A cabinet meeting designed to approve the annexation was suddenly, but indefinitely, postponed. The compensation for shunting the Trump Plan onto the sidelines was the formalisation of the relationship which existed already between Israel and the Gulf States.

For Friedman, the abandonment, albeit temporarily, of the annexation was also a defeat. He recently commented: “Notwithstanding my own personal beliefs, I came to the view that this was better for America, better for Israel, better for the region, and better for the president. I adopted that view – and I’m very comfortable with the decision I made.”

Friedman was first and foremost an emissary of the Trump administration and has remained non-committal about whether the 2020 election was “stolen”. He logically places US interests before those of Israel. A hapless Netanyahu, representing solely the national interests of Israel, had to frown in silence.

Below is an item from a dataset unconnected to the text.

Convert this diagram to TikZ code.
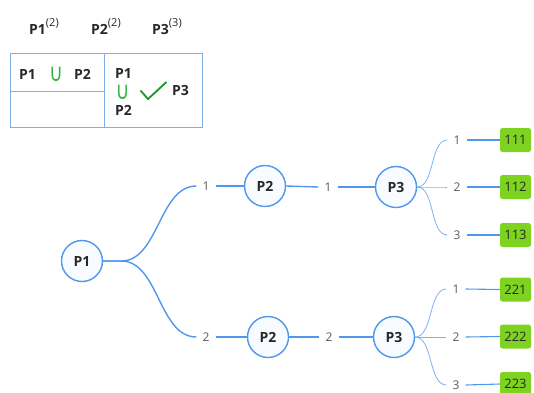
\documentclass[tikz,border=0pt]{standalone}
\usepackage{fontspec}
\setmainfont{Open Sans}
\newfontfamily\symfont{DejaVu Sans}
\definecolor{lnblue}{RGB}{80,152,236}
\definecolor{tblblue}{RGB}{125,175,235}
\definecolor{leafgreen}{RGB}{126,211,33}
\definecolor{labgray}{RGB}{90,90,90}
\definecolor{txt}{RGB}{40,40,40}
\definecolor{cupgreen}{RGB}{50,180,70}
\definecolor{chkgreen}{RGB}{25,150,35}
\definecolor{circfill}{RGB}{248,251,255}
\newcommand{\hdsup}[1]{\raisebox{8pt}{\fontsize{11}{12}\selectfont\mdseries #1}}
\newcommand{\tallcup}{\scalebox{1}[1.3]{∪}}
\begin{document}
\begin{tikzpicture}[x=1pt,y=-1pt,
  pnode/.style={circle,draw=lnblue,line width=1.4pt,fill=circfill,minimum size=41pt,inner sep=0pt,font=\fontsize{14}{15}\selectfont\bfseries,text=txt},
  lab/.style={font=\fontsize{12}{13}\selectfont,text=labgray,inner sep=6pt},
  leaf/.style={fill=leafgreen,rounded corners=2.5pt,minimum width=31pt,minimum height=24pt,inner sep=0pt,font=\fontsize{13}{14}\selectfont,text=txt},
  hd/.style={font=\fontsize{14}{15}\selectfont\bfseries,text=txt,inner sep=0pt,anchor=base west},
  cupsym/.style={font=\symfont\fontsize{19}{20}\selectfont,text=cupgreen,inner sep=0pt,anchor=base},
  conn/.style={draw=lnblue,line width=1.4pt},
  thin/.style={draw=lnblue!75,line width=0.8pt},
  tbl/.style={draw=tblblue,line width=0.8pt}]
\useasboundingbox (0,0) rectangle (534,392);
% header
\node[hd] (h1) at (29,34) {P1\hdsup{(2)}};
\node[hd] (h2) at (91,34) {P2\hdsup{(2)}};
\node[hd] (h3) at (152,34) {P3\hdsup{(3)}};
% table
\draw[tbl] (10,53) rectangle (202,127);
\draw[tbl] (104,53) -- (104,127);
\draw[tbl] (10,91) -- (104,91);
\node[hd] (t1) at (19,79) {P1};
\node[cupsym] (tu) at (56,81.5) {\tallcup};
\node[hd] (t2) at (74,79) {P2};
\node[hd] (r1) at (115,78) {P1};
\node[cupsym] (ru) at (122.5,99) {\tallcup};
\node[hd] (r2) at (115,115) {P2};
\draw[chkgreen,line width=1.8pt] (140.5,90.5) -- (148,99) -- (166.5,82);
\node[hd] (r3) at (172,95) {P3};
% tree
\node[pnode] (p1) at (82,261) {P1};
\node[pnode] (p2a) at (265,186) {P2};
\node[pnode] (p2b) at (268,337) {P2};
\node[pnode] (p3a) at (396,187) {P3};
\node[pnode] (p3b) at (394,337) {P3};
\node[lab] (la) at (206,186) {1};
\node[lab] (lb) at (206,337) {2};
\node[lab] (lc) at (328,187) {1};
\node[lab] (ld) at (329,337) {2};
\draw[conn] (p1.east) -- ++(18,0) to[out=0,in=180,looseness=0.9] (la.west);
\draw[conn] (p1.east) -- ++(18,0) to[out=0,in=180,looseness=0.9] (lb.west);
\draw[conn] (la.east) -- (p2a.west);
\draw[conn] (lb.east) -- (p2b.west);
\draw[conn] (p2a.east) -- (lc.west);
\draw[conn] (p2b.east) -- (ld.west);
\draw[conn] (lc.east) -- (p3a.west);
\draw[conn] (ld.east) -- (p3b.west);
% leaves upper
\node[lab] (m1) at (457,140) {1};
\node[lab] (m2) at (457,187) {2};
\node[lab] (m3) at (457,235) {3};
\node[leaf] (g1) at (515.5,140) {111};
\node[leaf] (g2) at (515.5,187) {112};
\node[leaf] (g3) at (515.5,235) {113};
\foreach \i in {1,2,3}{
  \draw[thin] (p3a.east) to[out=0,in=180,looseness=0.8] (m\i.west);
  \draw[conn,line width=1.1pt] (m\i.east) -- (g\i.west);
}
% leaves lower
\node[lab] (n1) at (456,289) {1};
\node[lab] (n2) at (456,337) {2};
\node[lab] (n3) at (456,385) {3};
\node[leaf] (k1) at (515.5,289.5) {221};
\node[leaf] (k2) at (515.5,336.5) {222};
\node[leaf] (k3) at (515.5,384) {223};
\foreach \i in {1,2,3}{
  \draw[thin] (p3b.east) to[out=0,in=180,looseness=0.8] (n\i.west);
  \draw[conn,line width=1.1pt] (n\i.east) -- (k\i.west);
}
\end{tikzpicture}
\end{document}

David Friedman has always been happy to work with the Christian evangelicals in the US to establish his centre. This was a continuation of the unflinching evangelical support for the Israeli Right ever since East Jerusalem was conquered in 1967. This event — the Jews in the possession of a united Jerusalem for the first time in two thousand years — had a profound spiritual meaning for both observant Jews and devout Christians.

Yet this growing evangelical love for Israel however unnerved many religious Jews because numerous Christian groups proved unable to abandon their passion for Jews to hear ‘the good news’ and to embrace Jesus as the messiah. Some religious Jews such as David Friedman himself laughed it off and could not care less about this aspect of the evangelical embrace. Presumably he felt that his own personal Jewishness could rebuff all efforts at proselytisation.

But what about other Jews? “Significantly, Jewish organisations in the Diaspora such as the Anti-Defamation League in the US have refused to work with Christian groups whose agenda included conversion. This approach has never been the one followed by the supporters of the Likud.”

Friedman announced proudly at the launch that he had worked with TBN to produce a five-part documentary, The Abraham Accords. TBN stands for Trinity Broadcasting Network and it hosts a weekly Jewish Voice program, hosted by a messianic rabbi — one who believes in Jesus Christ as well as Moshe Rabeinu. The Jewish Voice Ministry states:

In the course of caring for hundreds of thousands of Jewish people and their neighbours, the Ministry has been given the opportunity to share the Gospel message of the Messiah. As a result, dozens of Messianic congregations have formed. Through its Congregation and Leadership Development team, Jewish Voice comes alongside new believers and emerging leaders with discipleship, training and support.

The Ministry further boasts that it reaches out on a humanitarian basis to impoverished Jewish communities.

2022 will be Biden vs Trump round two. A return to the reality world of the Trump Show, entertainment, drama and shock, to attract viewers to his standard and eventually surpass the 74 million who voted for him. The Jewish and Israeli component of this roadshow is, but one building block in this concerted attempt to win back the White House.